[THE EXERCISE] From the entries that follow, reproduce exactly and only the lines from the line with "Write the matplotlib code for this chart." to the line with "from matplotlib.ticker import", endpoints included.

━━━━━ LISTING

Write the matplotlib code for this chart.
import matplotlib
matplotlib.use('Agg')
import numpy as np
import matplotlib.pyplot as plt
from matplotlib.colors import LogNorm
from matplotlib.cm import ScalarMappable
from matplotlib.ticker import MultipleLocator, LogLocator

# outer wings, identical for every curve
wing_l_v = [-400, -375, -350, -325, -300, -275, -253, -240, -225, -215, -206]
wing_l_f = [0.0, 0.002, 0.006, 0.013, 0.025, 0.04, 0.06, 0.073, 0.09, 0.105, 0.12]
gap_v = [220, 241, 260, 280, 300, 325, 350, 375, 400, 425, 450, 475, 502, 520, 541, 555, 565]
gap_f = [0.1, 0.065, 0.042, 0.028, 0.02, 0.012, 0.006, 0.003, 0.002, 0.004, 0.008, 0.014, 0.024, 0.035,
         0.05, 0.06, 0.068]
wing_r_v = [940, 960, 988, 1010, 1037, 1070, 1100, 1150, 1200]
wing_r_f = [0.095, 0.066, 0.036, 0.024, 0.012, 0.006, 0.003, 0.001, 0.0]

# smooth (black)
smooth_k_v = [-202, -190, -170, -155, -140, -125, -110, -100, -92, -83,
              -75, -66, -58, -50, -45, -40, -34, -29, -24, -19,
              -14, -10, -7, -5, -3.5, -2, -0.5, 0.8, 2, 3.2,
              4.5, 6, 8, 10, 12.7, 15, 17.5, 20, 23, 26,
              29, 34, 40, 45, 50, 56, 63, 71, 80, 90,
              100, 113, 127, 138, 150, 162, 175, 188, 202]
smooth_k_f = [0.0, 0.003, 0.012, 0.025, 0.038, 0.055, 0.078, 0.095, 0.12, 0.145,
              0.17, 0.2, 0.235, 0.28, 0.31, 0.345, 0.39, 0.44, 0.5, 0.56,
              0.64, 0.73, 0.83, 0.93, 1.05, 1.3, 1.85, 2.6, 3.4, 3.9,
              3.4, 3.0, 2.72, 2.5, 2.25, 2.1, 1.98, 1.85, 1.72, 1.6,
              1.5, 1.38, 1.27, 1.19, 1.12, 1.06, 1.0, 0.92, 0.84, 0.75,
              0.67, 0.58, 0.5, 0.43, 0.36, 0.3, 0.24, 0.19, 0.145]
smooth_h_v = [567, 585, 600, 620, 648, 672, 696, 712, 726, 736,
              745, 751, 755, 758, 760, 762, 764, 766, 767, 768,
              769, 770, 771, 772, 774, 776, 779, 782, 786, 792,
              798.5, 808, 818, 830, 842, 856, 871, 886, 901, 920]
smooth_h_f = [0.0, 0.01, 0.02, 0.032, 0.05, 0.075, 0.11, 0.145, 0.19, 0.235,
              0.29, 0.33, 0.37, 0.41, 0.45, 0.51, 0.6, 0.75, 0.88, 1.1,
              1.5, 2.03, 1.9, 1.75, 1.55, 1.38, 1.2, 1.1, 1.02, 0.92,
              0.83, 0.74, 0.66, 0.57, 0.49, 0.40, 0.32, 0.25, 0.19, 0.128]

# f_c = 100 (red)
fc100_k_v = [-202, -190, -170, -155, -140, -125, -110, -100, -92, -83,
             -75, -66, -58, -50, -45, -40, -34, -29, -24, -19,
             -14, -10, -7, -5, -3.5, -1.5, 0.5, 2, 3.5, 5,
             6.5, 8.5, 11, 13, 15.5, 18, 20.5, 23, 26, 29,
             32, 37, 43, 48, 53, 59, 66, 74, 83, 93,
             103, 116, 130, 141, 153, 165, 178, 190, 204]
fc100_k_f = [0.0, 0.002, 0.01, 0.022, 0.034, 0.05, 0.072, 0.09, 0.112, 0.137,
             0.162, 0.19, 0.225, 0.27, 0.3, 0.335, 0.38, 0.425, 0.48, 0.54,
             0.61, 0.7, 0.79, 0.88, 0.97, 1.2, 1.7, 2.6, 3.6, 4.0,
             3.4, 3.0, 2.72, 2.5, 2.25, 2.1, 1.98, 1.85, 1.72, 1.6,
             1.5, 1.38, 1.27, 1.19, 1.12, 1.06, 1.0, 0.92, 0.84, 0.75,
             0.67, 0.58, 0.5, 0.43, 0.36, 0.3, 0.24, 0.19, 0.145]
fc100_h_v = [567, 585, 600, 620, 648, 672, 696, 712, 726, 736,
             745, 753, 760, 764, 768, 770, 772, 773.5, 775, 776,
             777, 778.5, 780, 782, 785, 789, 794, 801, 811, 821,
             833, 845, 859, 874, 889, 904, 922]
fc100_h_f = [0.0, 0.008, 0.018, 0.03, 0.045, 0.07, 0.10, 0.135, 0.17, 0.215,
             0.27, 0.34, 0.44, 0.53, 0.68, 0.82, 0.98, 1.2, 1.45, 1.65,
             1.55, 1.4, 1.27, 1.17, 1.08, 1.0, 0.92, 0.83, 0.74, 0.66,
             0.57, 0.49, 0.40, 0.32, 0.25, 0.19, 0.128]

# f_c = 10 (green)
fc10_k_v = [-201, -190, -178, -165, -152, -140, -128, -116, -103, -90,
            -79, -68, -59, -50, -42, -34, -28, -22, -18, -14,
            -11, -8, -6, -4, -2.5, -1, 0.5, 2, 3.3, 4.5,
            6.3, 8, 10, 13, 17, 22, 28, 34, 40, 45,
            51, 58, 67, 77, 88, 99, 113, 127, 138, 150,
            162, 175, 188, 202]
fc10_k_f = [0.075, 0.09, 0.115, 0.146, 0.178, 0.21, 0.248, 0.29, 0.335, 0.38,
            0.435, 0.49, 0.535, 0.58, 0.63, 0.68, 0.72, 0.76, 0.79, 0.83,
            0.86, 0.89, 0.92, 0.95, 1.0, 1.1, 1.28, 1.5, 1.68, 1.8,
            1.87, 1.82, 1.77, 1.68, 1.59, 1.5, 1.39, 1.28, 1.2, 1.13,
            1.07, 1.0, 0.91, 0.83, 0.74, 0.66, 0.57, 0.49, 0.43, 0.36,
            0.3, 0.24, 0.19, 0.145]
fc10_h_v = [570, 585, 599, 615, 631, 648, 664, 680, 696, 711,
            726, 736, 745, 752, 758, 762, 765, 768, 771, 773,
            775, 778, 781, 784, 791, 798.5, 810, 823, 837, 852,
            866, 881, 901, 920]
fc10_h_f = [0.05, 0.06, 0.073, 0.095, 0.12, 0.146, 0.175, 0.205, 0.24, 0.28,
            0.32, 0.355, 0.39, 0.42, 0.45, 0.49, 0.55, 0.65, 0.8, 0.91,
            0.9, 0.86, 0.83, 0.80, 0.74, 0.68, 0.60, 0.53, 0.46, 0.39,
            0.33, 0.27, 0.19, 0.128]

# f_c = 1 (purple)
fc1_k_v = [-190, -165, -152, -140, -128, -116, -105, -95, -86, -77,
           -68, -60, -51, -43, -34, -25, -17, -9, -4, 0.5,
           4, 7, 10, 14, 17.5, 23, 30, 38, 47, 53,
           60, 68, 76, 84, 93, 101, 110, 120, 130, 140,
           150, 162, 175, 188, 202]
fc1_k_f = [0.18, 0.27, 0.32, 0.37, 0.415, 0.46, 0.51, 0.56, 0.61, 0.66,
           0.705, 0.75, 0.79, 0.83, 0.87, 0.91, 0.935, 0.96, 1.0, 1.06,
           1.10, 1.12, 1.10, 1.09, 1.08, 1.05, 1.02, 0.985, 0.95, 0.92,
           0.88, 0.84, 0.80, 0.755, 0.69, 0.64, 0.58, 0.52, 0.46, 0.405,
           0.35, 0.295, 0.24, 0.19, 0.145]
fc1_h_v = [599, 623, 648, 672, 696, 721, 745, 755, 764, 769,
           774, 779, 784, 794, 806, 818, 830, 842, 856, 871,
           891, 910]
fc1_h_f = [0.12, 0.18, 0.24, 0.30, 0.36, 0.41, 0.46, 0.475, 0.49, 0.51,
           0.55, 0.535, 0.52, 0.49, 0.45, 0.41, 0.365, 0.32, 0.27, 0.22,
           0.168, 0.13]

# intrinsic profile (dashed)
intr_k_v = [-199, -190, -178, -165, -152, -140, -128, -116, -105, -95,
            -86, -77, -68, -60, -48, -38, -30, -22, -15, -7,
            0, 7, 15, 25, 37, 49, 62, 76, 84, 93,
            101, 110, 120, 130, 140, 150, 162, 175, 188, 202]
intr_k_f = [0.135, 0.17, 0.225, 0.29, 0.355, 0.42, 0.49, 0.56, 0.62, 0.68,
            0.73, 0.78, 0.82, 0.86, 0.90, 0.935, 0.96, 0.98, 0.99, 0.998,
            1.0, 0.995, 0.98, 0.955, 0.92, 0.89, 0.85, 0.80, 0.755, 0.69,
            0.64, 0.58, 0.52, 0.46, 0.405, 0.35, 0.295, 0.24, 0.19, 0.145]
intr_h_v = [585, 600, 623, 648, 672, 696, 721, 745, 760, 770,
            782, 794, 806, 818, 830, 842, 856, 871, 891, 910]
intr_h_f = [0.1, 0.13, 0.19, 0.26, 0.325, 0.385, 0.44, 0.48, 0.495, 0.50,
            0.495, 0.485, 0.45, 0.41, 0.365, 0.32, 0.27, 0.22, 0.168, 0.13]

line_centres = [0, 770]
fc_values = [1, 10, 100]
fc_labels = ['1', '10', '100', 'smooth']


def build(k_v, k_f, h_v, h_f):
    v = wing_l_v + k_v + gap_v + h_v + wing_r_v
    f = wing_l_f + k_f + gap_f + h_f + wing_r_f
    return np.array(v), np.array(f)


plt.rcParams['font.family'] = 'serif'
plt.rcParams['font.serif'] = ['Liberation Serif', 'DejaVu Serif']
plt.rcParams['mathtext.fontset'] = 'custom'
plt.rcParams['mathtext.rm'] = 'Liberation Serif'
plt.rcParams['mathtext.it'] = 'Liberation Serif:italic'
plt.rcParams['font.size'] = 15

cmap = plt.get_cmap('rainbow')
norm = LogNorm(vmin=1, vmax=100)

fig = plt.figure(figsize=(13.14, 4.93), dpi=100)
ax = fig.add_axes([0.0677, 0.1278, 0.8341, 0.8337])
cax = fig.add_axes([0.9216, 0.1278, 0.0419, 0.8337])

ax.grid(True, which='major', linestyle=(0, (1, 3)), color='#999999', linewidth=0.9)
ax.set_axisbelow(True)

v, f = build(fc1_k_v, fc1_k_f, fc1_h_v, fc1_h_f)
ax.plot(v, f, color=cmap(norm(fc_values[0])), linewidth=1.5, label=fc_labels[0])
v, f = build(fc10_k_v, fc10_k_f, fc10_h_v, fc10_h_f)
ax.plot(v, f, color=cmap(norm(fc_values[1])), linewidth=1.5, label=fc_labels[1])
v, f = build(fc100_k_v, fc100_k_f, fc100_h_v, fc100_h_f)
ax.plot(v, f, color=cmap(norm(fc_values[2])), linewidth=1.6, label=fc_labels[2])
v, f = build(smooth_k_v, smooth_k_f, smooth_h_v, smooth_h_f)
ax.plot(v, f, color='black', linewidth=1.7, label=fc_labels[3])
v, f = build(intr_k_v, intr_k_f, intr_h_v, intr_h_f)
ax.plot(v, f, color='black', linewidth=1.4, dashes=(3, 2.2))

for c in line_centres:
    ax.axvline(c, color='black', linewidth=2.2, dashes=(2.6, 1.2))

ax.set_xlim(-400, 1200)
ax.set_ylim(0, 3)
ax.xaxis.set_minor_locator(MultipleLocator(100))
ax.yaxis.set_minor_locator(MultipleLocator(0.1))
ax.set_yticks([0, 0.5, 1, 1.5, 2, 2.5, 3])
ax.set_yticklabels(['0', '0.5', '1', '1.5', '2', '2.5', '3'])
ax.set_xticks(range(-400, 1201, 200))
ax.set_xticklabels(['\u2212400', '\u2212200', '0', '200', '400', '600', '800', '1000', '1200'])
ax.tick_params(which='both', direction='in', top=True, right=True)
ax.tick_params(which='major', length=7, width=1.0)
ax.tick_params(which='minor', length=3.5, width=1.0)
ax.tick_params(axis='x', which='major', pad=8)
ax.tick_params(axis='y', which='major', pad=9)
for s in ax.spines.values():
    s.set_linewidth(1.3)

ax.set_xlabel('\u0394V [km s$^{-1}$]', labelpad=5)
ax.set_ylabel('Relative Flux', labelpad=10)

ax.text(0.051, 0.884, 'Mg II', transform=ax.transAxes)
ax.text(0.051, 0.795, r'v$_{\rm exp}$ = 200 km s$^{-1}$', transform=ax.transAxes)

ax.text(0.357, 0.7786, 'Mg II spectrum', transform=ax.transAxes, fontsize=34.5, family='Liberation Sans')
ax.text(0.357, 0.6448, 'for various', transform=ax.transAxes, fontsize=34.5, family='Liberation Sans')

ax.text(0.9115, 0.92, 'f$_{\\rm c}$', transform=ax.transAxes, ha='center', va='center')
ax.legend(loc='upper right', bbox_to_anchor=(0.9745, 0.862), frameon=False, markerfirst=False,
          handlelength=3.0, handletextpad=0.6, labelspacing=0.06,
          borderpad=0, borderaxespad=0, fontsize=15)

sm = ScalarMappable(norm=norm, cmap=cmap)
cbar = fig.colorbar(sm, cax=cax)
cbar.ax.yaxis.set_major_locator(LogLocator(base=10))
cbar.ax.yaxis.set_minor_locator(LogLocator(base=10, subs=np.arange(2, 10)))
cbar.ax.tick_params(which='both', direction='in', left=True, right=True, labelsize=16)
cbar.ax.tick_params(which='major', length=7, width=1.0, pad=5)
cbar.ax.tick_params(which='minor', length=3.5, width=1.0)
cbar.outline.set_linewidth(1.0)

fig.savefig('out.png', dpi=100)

━━━━━━━━━━
━━━━━ LISTING

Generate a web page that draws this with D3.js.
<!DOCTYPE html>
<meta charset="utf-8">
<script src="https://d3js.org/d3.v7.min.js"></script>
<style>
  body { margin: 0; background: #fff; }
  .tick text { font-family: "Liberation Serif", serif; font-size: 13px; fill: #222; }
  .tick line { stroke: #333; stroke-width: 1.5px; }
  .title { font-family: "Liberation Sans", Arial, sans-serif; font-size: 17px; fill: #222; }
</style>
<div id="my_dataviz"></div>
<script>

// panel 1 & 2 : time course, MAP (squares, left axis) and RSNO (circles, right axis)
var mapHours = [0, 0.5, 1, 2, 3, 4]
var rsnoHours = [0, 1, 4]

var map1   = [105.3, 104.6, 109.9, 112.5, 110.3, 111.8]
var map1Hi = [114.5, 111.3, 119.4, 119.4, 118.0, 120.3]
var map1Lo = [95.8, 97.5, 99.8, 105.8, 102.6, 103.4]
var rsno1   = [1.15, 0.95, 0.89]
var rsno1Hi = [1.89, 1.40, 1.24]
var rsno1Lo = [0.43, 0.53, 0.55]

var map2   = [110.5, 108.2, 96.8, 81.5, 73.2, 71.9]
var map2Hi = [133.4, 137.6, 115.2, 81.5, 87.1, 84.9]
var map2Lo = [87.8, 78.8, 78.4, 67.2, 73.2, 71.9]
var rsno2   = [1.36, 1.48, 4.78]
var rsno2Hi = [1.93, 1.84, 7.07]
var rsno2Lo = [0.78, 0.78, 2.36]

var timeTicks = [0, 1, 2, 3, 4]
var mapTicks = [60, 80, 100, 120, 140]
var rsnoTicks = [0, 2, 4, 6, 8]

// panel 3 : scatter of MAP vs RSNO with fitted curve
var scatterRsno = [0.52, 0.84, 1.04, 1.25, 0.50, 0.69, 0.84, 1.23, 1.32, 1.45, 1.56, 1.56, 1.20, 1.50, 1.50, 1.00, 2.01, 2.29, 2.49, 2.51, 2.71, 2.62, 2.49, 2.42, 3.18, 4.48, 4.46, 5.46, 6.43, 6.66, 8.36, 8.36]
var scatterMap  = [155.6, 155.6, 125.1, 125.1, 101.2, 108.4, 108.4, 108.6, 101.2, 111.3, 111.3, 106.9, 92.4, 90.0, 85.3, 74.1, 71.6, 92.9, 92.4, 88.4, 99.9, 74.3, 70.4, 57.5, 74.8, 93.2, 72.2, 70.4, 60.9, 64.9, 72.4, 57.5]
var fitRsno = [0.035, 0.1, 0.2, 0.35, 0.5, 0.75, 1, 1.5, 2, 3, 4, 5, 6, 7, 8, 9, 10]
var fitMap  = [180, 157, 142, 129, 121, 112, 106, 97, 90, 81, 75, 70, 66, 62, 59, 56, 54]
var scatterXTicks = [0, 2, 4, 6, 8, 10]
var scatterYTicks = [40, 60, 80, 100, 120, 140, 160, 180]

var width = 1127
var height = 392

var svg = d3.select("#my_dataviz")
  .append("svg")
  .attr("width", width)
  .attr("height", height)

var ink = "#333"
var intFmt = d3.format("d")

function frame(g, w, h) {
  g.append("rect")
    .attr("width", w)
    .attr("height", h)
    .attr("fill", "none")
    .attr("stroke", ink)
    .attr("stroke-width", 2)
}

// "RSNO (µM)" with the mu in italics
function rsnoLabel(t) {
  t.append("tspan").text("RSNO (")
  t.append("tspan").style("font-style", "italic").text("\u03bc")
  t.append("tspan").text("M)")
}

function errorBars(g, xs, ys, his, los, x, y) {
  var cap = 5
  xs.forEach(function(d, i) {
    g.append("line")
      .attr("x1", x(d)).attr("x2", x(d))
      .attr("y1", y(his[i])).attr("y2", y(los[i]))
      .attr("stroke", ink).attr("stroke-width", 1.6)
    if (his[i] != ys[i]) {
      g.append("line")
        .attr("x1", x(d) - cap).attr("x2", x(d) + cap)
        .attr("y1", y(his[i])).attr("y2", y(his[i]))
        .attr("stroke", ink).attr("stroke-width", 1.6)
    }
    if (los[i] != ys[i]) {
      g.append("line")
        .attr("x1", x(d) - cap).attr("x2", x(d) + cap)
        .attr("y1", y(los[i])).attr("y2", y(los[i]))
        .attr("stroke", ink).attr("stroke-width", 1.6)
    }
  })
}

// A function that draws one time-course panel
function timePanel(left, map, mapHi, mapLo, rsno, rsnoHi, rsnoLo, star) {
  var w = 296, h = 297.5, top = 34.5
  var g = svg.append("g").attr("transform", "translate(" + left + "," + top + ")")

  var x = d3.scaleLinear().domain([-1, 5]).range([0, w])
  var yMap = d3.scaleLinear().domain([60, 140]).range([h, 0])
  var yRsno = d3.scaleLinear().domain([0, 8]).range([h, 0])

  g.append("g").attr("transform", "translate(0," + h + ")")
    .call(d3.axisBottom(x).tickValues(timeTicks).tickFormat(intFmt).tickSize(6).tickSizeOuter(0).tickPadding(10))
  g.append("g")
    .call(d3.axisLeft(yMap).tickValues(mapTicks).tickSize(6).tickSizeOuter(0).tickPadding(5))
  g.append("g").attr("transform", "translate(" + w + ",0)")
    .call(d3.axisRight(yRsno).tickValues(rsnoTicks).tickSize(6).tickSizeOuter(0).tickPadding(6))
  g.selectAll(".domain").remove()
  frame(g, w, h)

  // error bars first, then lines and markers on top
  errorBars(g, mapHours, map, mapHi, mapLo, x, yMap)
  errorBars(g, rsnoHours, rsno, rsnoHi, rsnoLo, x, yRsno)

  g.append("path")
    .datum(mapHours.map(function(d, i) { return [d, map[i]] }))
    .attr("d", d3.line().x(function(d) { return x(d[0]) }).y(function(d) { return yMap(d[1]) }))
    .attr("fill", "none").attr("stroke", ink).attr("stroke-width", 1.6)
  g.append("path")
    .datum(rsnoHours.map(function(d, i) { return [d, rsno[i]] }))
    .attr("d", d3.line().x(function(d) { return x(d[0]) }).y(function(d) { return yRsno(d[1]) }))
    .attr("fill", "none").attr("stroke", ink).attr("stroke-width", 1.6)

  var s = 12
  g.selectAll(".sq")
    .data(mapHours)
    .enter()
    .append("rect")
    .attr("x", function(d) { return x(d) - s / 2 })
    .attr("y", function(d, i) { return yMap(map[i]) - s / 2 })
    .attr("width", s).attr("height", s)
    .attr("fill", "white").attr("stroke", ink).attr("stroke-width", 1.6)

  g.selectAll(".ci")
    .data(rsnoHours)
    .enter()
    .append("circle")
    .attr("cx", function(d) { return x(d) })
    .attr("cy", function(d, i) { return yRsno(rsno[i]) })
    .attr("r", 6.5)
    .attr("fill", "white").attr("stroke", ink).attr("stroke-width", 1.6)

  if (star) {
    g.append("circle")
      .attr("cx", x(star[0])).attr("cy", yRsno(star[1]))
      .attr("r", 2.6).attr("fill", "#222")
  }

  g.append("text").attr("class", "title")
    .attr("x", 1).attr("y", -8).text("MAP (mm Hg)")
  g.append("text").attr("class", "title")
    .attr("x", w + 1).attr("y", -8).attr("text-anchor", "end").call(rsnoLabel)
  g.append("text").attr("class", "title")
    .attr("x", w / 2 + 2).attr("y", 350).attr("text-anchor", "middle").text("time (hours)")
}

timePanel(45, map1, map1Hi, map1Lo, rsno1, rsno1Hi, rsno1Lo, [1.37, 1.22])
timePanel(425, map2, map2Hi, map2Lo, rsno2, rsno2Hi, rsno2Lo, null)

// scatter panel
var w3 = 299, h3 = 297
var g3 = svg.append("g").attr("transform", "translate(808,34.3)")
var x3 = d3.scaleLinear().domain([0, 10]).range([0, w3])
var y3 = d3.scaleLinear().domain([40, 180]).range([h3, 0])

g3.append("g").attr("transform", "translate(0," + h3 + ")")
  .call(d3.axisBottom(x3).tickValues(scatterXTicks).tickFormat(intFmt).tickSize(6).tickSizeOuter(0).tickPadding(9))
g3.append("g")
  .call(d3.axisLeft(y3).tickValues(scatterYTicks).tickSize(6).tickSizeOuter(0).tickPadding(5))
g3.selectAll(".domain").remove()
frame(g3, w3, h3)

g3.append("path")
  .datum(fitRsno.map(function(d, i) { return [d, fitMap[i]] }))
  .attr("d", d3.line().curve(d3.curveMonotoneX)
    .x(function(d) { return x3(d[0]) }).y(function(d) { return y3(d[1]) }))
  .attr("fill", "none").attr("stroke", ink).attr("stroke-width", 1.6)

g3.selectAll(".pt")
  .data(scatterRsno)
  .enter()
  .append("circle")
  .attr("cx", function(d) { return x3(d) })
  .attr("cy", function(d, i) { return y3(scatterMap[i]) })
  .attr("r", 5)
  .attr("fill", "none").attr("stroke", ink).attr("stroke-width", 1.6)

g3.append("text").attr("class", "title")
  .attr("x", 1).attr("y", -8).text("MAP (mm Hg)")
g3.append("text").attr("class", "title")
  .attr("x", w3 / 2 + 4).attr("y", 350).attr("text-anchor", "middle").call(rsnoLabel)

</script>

━━━━━━━━━━

[FINAL RESULT]
Write the matplotlib code for this chart.
import matplotlib
matplotlib.use('Agg')
import numpy as np
import matplotlib.pyplot as plt
from matplotlib.colors import LogNorm
from matplotlib.cm import ScalarMappable
from matplotlib.ticker import MultipleLocator, LogLocator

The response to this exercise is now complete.